A jak sama córa radzi sobie z wędrówkami po świecie energii ? Z obawami, czy jako z czymś wpisanym w rzeczywistość ?
v Witam więc tak z chwilą mojego przebudzenia duchowego a było to takie łup że oj zaczęłam czytać i moja córa zerkała czytała forum zaczęłyśmy rozmawiać o tych sprawach i co do słowa mamo a ja tak mam na początku no brak wiary a może coś wymyśla ale nie mamy takie sny opisy co czuje no nie dowierzanie najlepsze wiesz mamo jak wracam do ciała to czuje tak jak bym wracała do galarety nie przyjemne to jest tłumacze jej jak umie nie boi się tego przy wyjściu widziała którym opisywałam tu widziała naszego psa Czarka który odszedł 11 lat temu ogólnie przed wyjściem z ciała czuje takie szarpanie co ja nazwałam takim drżeniem u mnie to tak jest ze po parę razy w nocy czuję przy tym taką lekkość ale mnie to budzi a ją nie Kasia jak wychodzi z ciała widzi siebie nas śpiących w łóżkach pieska u mnie w rodzinie nie słyszałam że by ktoś kiedyś miał jakie kol wiek zdolności z pokolenia na pokolenie wszyscy byli chowani po katolicku,ponad rok temu umarł mój wspaniały sąsiad i do niej przyszedł i zwyczajnie z nią się pożegnał tak to nazwaliśmy pożegnanie więc rozwija się rozumie czyta i sensownie opowiada to co czuje i widzi jak wychodzi z ciała.

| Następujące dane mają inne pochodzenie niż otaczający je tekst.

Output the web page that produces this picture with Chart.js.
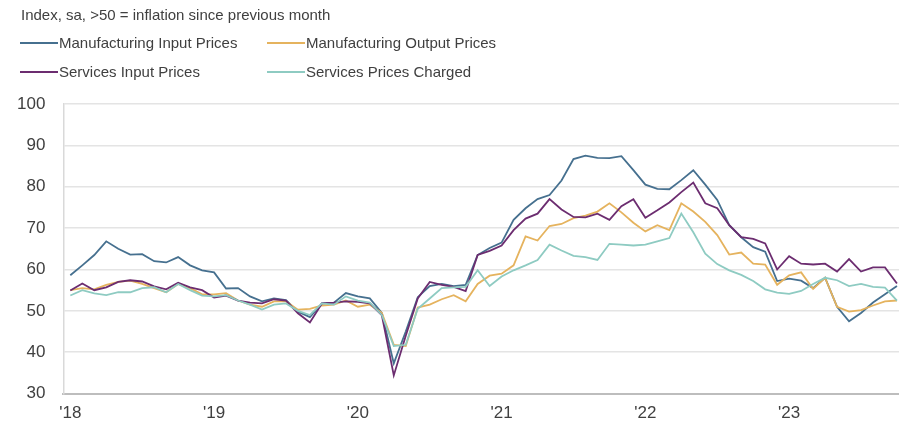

No tak... w przeszłości mało kto chwalił się nawet najbliższym takimi doznaniami, gdyż KK miał i ma do takich doznań stosunek wręcz wrogi.
Dozwala, a nawet gloryfikuje takie przeżycia tylko u swoich świętych i to dopiero wtedy jak już umrą i nie zagrażają swymi wpływami żyjącym purpuratom ...

Dzięki Bogu (oczywiście nie temu watykańskiemu), zwiększyła się w międzyczasie ilość ludzi, którzy nie godzą się na NARZUCANIE im światopoglądu dogmatów, ukutych przez kilkudzięsięciu stalokawalerskich gerontokratów kiszących się od stuleci we własnym sosie - i jak totalitarni gensekowie - oderwanych od autentycznej bożej rzeczywistości Istnienia...
KK wierzy, że człowiek ma duszę, a jak ktoś powie, że widział ducha, to mu już nie wierzy. Dziwne prawda?
Piękny dziś dzień idę i postaram się być cierpliwa dla siebie innych nie będę ziać złością trzeba się ostro wziąć za siebie zacząć walczyć o siebie o lepsze jutro walczyć o marzenia bo mogę wszystko tylko muszę chcieć wszystkie ograniczenia do kosza i już miłego tygodnia.